Some teachers in the Faculty of Foreign Studies were Albrecht Haushofer, Harro Schulze-Boysen and Mildred Harnack. Some of the students were: Eva-Maria Buch, Ursula Goetze, Horst Heilmann and Rainer Hildebrandt.
The number of Nazi Party members as a proportion of this Faculty was 65%, twice as much as other Berlin higher education institutions (Humboldt University of Berlin: 38%, Philosophy Faculty: 31%). It cooperated extensively with the government-run Deutsches Auslandswissenschaftliches Institut (DAWI; German Institute for Foreign Studies) of the Reich Ministry of Public Enlightenment. This institute was also run by Six, who also had a third function as head of the "Kulturpolitische Abteilung" of the German Foreign Office.

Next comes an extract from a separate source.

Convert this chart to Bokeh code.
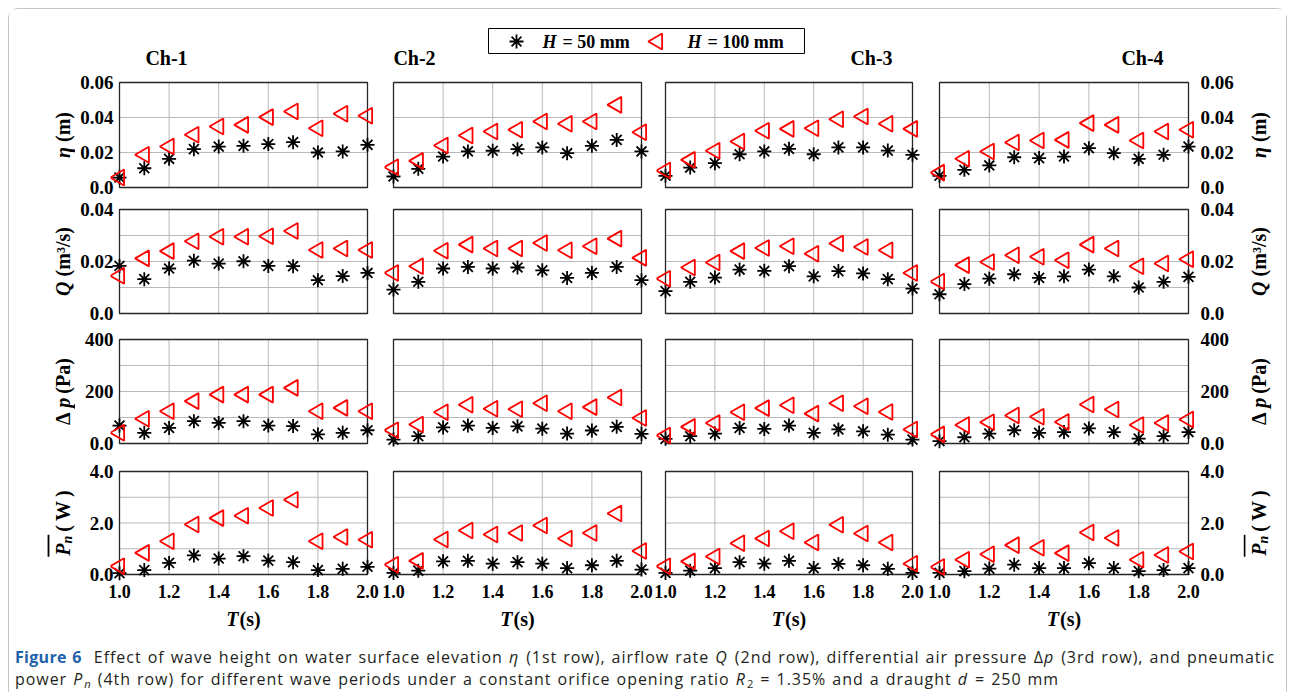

In 1948 the Deutsche Hochschule für Politik was re-founded by the Social Democrat Otto Suhr. It was integrated into the Freie Universität Berlin and moved to Berlin-Dahlem, as the newly founded Otto-Suhr-Institut in 1959. Its previous representative building in Schöneberg was used by the Fachhochschule für Wirtschaft Berlin from 1971.
The legacy of the Deutsche Hochschule für Politik during the Nazi period is mixed. The progressive, democratic reputation that the Hochschule had enjoyed for decades became diminished as a result of scholarly research performed in the latter part of the twentieth century, which showed that the Hochschule's relationship with the Nazi Party was not the one of pure opposition that had been portrayed.[7] With those findings, the reputation of some of the Hochschule's leaders suffered somewhat as well.[8]
Nonetheless, an exhibition, about the staff and students of the Deutsche Hochschule für Politik who were active in resistance groups during the time of the Nazi dictatorship, was opened on 14 June 2008 in the foyer of the Otto-Suhr-Institut by Wolfgang Thierse, the Vice President of the Bundestag.[9] Since then, the exhibition, done by Siegfried Mielke and his colleagues, has also been shown at other venues. The exhibition and accompanying materials give an overview of the development of the Hochschule. It is centred on several dozen biographies of students and members of staff, who fought against National Socialism in different groups either in the resistance or in exile. The biographies show a connection between the democratic orientation of the Hochschule and the political work of many of its teachers and students against the Nazi state. Although already at the start of 1933 staff and students at the German universities were starting to support the Nazis in droves, at the DHfP the majority of faculty and students stayed true to the democratic ideals it was founded on. According to the authors of these biographies, this was "unique" in the academic landscape. Just as unequalled was the large number of staff and students who joined resistance groups or fought the Nazi system in exile.